[vtk-developers] Developer guidlines required

Sebastien BARRE seb-ml-a at barre.nom.fr
Wed Apr 11 08:48:06 EDT 2001


Hi

At 11/04/2001 13:36 +0530, Prabhu Ramachandran wrote:

>   (1) Not everyone reports what they do or what changes they make or
>   want to make.  So is this a good thing that I am doing or am I just
>   wasting everyone's bandwidth?

Same as David and Will, the mailing list should be more "verbose", we need 
more communication. So *yes*, as I told you privately, your comments are 
more than welcome. We read them (at least). But we don't answer to all of 
them publicly I guess.

>   I am aware of the Coding Standards
>   http://www.kitware.com/vtkhtml/vtkdata/CodeStyle.html and also the
>   copyright issues etc.  Are there others?  I did look around quite a
>   bit.

Respecting the style, etc.
I don't like some features of the VTK coding style (the brace position, 
which is not consistent with most scripting languages), but of course Emacs 
will do that for you with something like :

(defvar my-c-style
   '("my style"
     (c-backslash-column . 78)
     (c-basic-offset . 2)
     (c-comment-only-line-offset . (0 . 0))
     (c-offsets-alist . ((substatement-open    . +)
                         (statement-block-intro  . 0)
                         (case-label           . 0)))
     (c-tab-always-indent . t)
     )
   "My C Programming Style")

And you will likely be able to trigger that style only for filename 
belonging to VTK (something starting with vtk* for example), and keep your 
own style for the other files.

>   (3) How do developers actually maintain and run their code.  I mean
>   how exactly do you actually build the CVS tree?  Do you build it
>   right on the checked out CVS tree and use appropriate .cvisignore
>   files?  Or do you usually use a separate build dir?

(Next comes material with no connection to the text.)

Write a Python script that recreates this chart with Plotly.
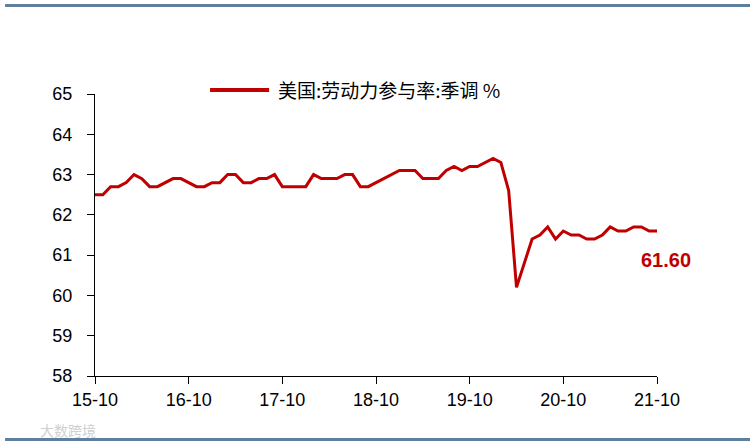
import plotly.graph_objects as go

months = [f"{(15 + (9 + i) // 12):02d}-{((9 + i) % 12) + 1:02d}" for i in range(73)]
lfpr = [62.5, 62.5, 62.7, 62.7, 62.8, 63.0, 62.9, 62.7, 62.7, 62.8, 62.9, 62.9,
        62.8, 62.7, 62.7, 62.8, 62.8, 63.0, 63.0, 62.8, 62.8, 62.9, 62.9, 63.0,
        62.7, 62.7, 62.7, 62.7, 63.0, 62.9, 62.9, 62.9, 63.0, 63.0, 62.7, 62.7,
        62.8, 62.9, 63.0, 63.1, 63.1, 63.1, 62.9, 62.9, 62.9, 63.1, 63.2, 63.1,
        63.2, 63.2, 63.3, 63.4, 63.3, 62.6, 60.2, 60.8, 61.4, 61.5, 61.7, 61.4,
        61.6, 61.5, 61.5, 61.4, 61.4, 61.5, 61.7, 61.6, 61.6, 61.7, 61.7, 61.6,
        61.6]
tick_labels = ["15-10", "16-10", "17-10", "18-10", "19-10", "20-10", "21-10"]
series_name = "美国:劳动力参与率:季调 %"
last_label = "61.60"

RED = "#C00000"
BAR = "#5F7F9F"

fig = go.Figure()
fig.add_trace(go.Scatter(x=months, y=lfpr, mode="lines",
                         line=dict(color=RED, width=3), name=series_name,
                         showlegend=False))

fig.update_layout(
    width=753, height=447,
    margin=dict(l=95, r=96, t=94, b=71),
    plot_bgcolor="white", paper_bgcolor="white",
    font=dict(family="Liberation Sans, Arial", size=18, color="black"),
    xaxis=dict(type="category", range=[0, len(months) - 1],
               tickmode="array", tickvals=tick_labels, ticktext=tick_labels,
               showline=True, linecolor="black", linewidth=1,
               ticks="outside", ticklen=7, tickcolor="black",
               showgrid=False, zeroline=False),
    yaxis=dict(range=[58, 65], dtick=1, tick0=58,
               showline=True, linecolor="black", linewidth=1,
               ticks="outside", ticklen=7, tickcolor="black",
               ticklabelstandoff=11,
               showgrid=False, zeroline=False),
)

# legend drawn manually
fig.add_shape(type="line", xref="paper", yref="paper",
              x0=0.2047, x1=0.3098, y0=1.0142, y1=1.0142,
              line=dict(color=RED, width=4))
fig.add_annotation(text=series_name, xref="paper", yref="paper",
                   x=0.322, y=1.0142, xanchor="left", yanchor="middle",
                   showarrow=False,
                   font=dict(family="Noto Sans CJK SC", size=19, color="black"))

# last value label
fig.add_annotation(text=f"<b>{last_label}</b>", x=months[-1], y=lfpr[-1],
                   xanchor="left", yanchor="middle", xshift=-18, yshift=-29,
                   showarrow=False,
                   font=dict(family="Liberation Sans, Arial", size=20, color=RED))

# decorative bars and watermark
fig.add_shape(type="rect", xref="paper", yref="paper",
              x0=-0.160, x1=1.1655, y0=1.3085, y1=1.319,
              line=dict(width=0), fillcolor=BAR)
fig.add_shape(type="rect", xref="paper", yref="paper",
              x0=-0.160, x1=1.1655, y0=-0.2199, y1=-0.2305,
              line=dict(width=0), fillcolor=BAR)
fig.add_annotation(text="大数跨境", xref="paper", yref="paper",
                   x=-0.1014, y=-0.1915, xanchor="left", yanchor="middle",
                   showarrow=False,
                   font=dict(family="Noto Sans CJK SC", size=14, color="#D0D0D0"))

fig.write_html("out.html", config={"displayModeBar": False},
               post_script="document.body.style.margin='0';")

I'm using the CVS, and like David I do not perform any raw "cvs commit", 
it's much too dangerous. I'm not using the .cvsignore either, you do not 
have to. I'm using a Windows GUI client, WinCVS, that is absolutely great. 
Committing is a matter of a couple of clicks. People rarely commit hundreds 
of files simultaneously, like you did last week :) I do not use the "local" 
directory either.

>   (4) How long(approximately) do the regression tests take to run on a
>   machine equivalent to a P III 450 with about 128MB RAM?

I'd say between 2 to 5 hours.

>   (5) Do you all run regression tests before you check in _anything_?
>   Or do you make the change and then track the nightly and continuous
>   build pages and then change things appropriately?

We had a long discussion about that privately, so you know my opinion. You 
will need to run all tests if you suspect that your changes have a big 
impact on the API. Otherwise, depending on your VTK knowledge, you will be 
able to run only a subset of the tests, and RTest.tcl will be of some help, 
for sure. As I told you, keeping an eye on both dashboards is the main 
point (no, in fact "fixing the dashboard" is the main point :). Committing 
Tcl tests or examples that stress/test your new class/feature is important 
too :)

>   (6) How do you handle multiple versions of VTK.  Right now I have
>   vtk-3.2 installed (system wide).  When you build the CVS tree and
>   run the tests etc., do you simply set LD_LIBRARY_PATH (or something
>   else under windows) and test?  What do you folks think is the best
>   way to all this.

I'm using Windows, but anyway changing the PATH is the only thing I have to 
do most of the time to switch from one version to the other. Sometimes 
changing PYTHONPATH, VTK_TCL is mandatory too.